Today, nVidia has introduced the first of its new 600-series of videocards, based on the new Kepler architecture (as opposed to the Fermi architecture used in the 400- and 500-series).
All the major review sites are putting up their reviews of this new card. Let’s look at the Anandtech review, as usual: http://www.anandtech.com/show/5699/nvidia-geforce-gtx-680-review
In short, it seems to be a very strong performer in games. It mostly outperforms AMD’s Radeon 7970, with just a few games where the 680 ties, or loses slightly. Looking specifically at tessellation, we see it is a bit hit-and-miss:
At normal tessellation settings, the 680 loses out to the 7970 (which is not too surprising, as AMD’s approach has very high peak-throughput at low tessellation factors, but drops off exponentially as the factors get higher, as discussed previously). It also loses out to the 580, which is… odd…

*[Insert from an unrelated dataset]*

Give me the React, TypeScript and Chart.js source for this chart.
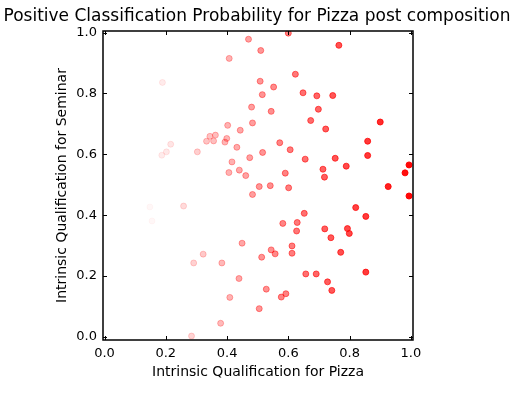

When we up the tessellation however, things change:
Apparently the 680 has not lost the ability to scale, and goes straight past the 580. The 7970 is still faster however, but that would probably change at higher tessellation settings, this sample does not go all the way to the maximum setting of 64x. Namely, when we look at Unigine Heaven, we see the 680 coming out on top:
When we look at the compute performance, we see a similar hit-and-miss characteristic… In some areas the 680 is very fast, in others it struggles to keep up with the 580, let alone the 7970.
A matter of efficiency
Is there an explanation to these performance characteristics? Well yes. Namely, the GTX680 is not quite an all-out high-end design like the GTX580 and 7970 are. For starters, it only has a 256-bit bus, where the GTX580 and 7970 both have a 384-bit bus. So it could be that the 680 is slightly more bandwidth-limited in certain situations. It tries to compensate for that with slightly higher clocked memory, but if we compare the numbers:
- Radeon 7970 has 384-bit memory at 5.5 GHz
- GeForce GTX680 has 256-bit memory at 6 GHz
- GeForce GTX580 has 384-bit memory at 4 GHz
This means that theoretically the 7970 has about 37.5% more bandwidth than the GTX680. The GTX580 and GTX680 are tied. Aside from that, the GTX680 has ‘only’ 2 GB of memory where the 7970 has 3 GB.
The GTX680 is also relatively small for a 28 nm chip, partly because of the 256-bit bus. It has a transistorcount of 3.5B. Which is only slightly more than the 3B of the GTX580 (which was manufactured at 40 nm), and considerably less than the 4.31B transistors in the 7970. So this is more of a lean-and-mean design, instead of the incredibly large GPUs that nVidia has been making the past years. nVidia also deliberately limits the 64-bit float performance, so that their consumer cards will not threaten their professional products (Quadro and Tesla series).
So that explains why the GTX680 can not outperform the 7970 and GTX580 in every situation. And it makes it all the more impressive that it outperforms the 7970 in most other situations. This architecture is smaller, and consumes considerably less power, yet it performs better. So it is quite an efficient architecture. Then again, in my coverage of the 7970 introduction I already pointed out that the 7970 did not perform quite as impressively as its specs on paper would indicate, by extrapolating the Fermi specs to 28 nm and faster GDDR5 memory.
There are rumours circulating however, that the GTX680 is not the largest Kepler-based GPU that nVidia has planned. Which could be true. If nVidia still wants to go with large high-end GPUs, like they did with Fermi, they have almost 1B transistors to spend before they even get to 7970-level. If they opt for a 384-bit bus with 5.5 or 6 GHz memory, and add a bunch of extra stream processors, such a GPU is likely to outperform the 7970 across the board.
I think then, that this GTX680 is a reincarnation of the GeForce 8800GT. The 8800GT was also a leaner-and-meaner version of the original 8800 architecture. nVidia opted for a 256-bit bus instead of 384-bit as well, yet because of architectural improvements, the 8800GT (and the later 8800GTS based on the same die) could keep up with the older, larger and more power-hungry 8800GTX/8800Ultra cards. nVidia later released the GTX 280 cards, which were the true ‘high-end’ variation of the 8800GT/GTS, taking the 65 nm process to large scale again.
So for now, the GTX680 is a great card, combining class-leading performance with reasonable price and power consumption levels (much like the 8800GT in its day), and if the rumours are true, nVidia has a truly killer Kepler GPU planned for the future.